Heavyweight Champ Rocky Marciano, Who Never Fought in a Casino
By Robert Brizel, Head Real Combat Media Boxing Correspondent
There are many things that can be said about the late World Heavyweight champion Rocky Marciano of Brockton, Massachusetts, whose career record of 49-0 in the heavyweight division remains unsurpassed. Ex-champion Larry Holmes of Easton, Pennsylvania reached 48-0, then lost his last five world heavyweight title bouts. Tyson Fury remains undefeated, with one draw. Marciano’s success was a combination of hunger, power, style, and being in the right place at the right time.
Overlooking the fact Marciano would have been a cruiserweight by today’s standards, Marciano, by far the most powerful heavyweight in history in terms of raw punching power, gets credit for a unique statistic never measured. Today’s pro boxers live for the opportunity to fight on ESPN, Showtime, or any television network, live from major venues, including casinos.
A deeper glance at Marciano’s record shows Marciano was not your ordinary run of the mill fighter. In point of fact, between 1947 and 1955, covering 49 bouts inside the United States and seven world title bouts, Marciano never fought inside of a casino. The concept did not particularly exist immediately after World War II of staging sporting events inside the casinos. It is historically significant a famous heavyweight champion of the world in the modern era never had anything to do with the gambling industry, also in his time.
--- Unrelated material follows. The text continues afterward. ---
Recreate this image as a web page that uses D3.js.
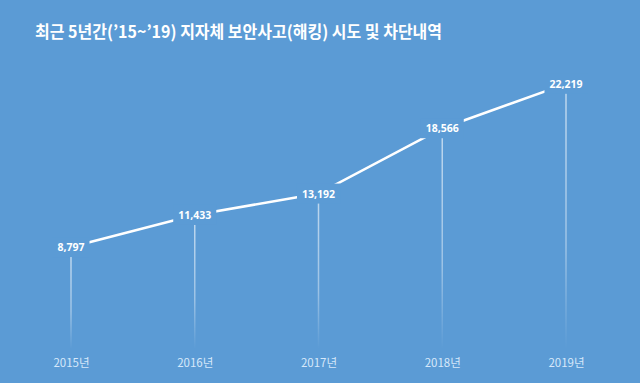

Before winning the world heavyweight championship, Marciano won 28 bouts at Rhode Island Auditorium in Providence, Rhode Island. This is the undisputed world record for bouts fought by a present, former, or future world heavyweight champion or champion of any kind in Rhode Island. Perhaps Marciano’s manager, Al Weill, had the right sponsors and ticket sale following to engineer Rhode Island as a major base of operations to stage Rocky’s fights as he rose up to top contender status.
Rocky also fought several times at Madison Square Garden, the ballfields of Yankee Stadium Bronx and the Polo Grounds in New York City, Chicago, Philadelphia, Boston, Hartford, San Francisco, and even in the states of Washington and Virginia (his 1947 pro debut under the alias name of Rocky Mack). These venues are classic locations, with many spectacular outdoor bouts staged. Rocky was truly an all-American world heavyweight champion of the American people. Rocky was not, it must be noted, ever a casino fighter. By size and level of confidence, Marciano versus Mike Tyson would have been a great fight.